Folha de S. Paulo


Análise: Americanos temiam potencial desestabilizador dos cubanos

"Cuba é o maior país do planeta", dizia uma velha piada dos tempos da Guerra Fria, lá pelos anos 1980: "Sua população está nos EUA, seu governo e seu tesouro estão na União Soviética e seu cemitério está na África".

A piada ironizava a fuga de cubanos do seu suposto paraíso socialista para o rico vizinho capitalista; a dependência do país das exportações de petróleo e manufaturas soviéticas a preços baixos e da compra do açúcar cubano pela URSS a preços acima do mercado mundial; e o fato de muitos soldados cubanos terem morrido em intervenções militares na África.

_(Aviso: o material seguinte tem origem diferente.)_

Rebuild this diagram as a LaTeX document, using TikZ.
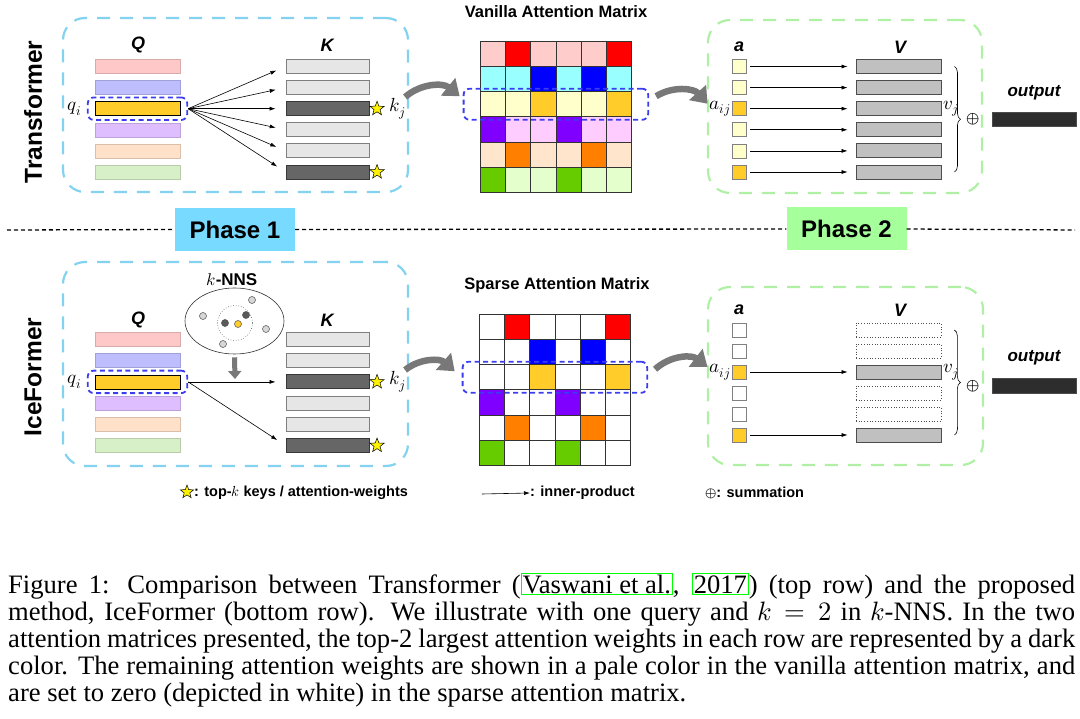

Cuba é, contudo, um país pequeno e pobre; como foi possível ter tido tanta influência na política externa da maior potência mundial? O fato é que os EUA temiam Cuba, notadamente seu potencial de desestabilizar governos de países aliados fomentando revoluções socialistas.

Hoje se vê que o medo americano era muito exagerado. Mas não parecia assim para os protagonistas do passado recente. A história é feita de fatos, mas também caminha com base na avaliação desses fatos no cotidiano dos seus atores. Cuba sempre foi um "bicho-papão" para os EUA.

Deixando de lado o exagero de todo humor, ao menos uma coisa é discutível na piada acima: até que ponto os soviéticos mandavam na diplomacia cubana, especialmente nas tentativas de promover revoluções comunistas na América Latina e África? O ditador Fidel Castro era mero teleguiado de Moscou?

"Castro e seu assessor Che Guevara divulgaram a ideia de que uma revolução cubana de estilo rural poderia ser facilmente exportada. Isso não era totalmente popular em Moscou, ainda nervosa depois da crise dos mísseis de Cuba, mas Cuba não era bem um satélite", escreveu o historiador Norman Friedman.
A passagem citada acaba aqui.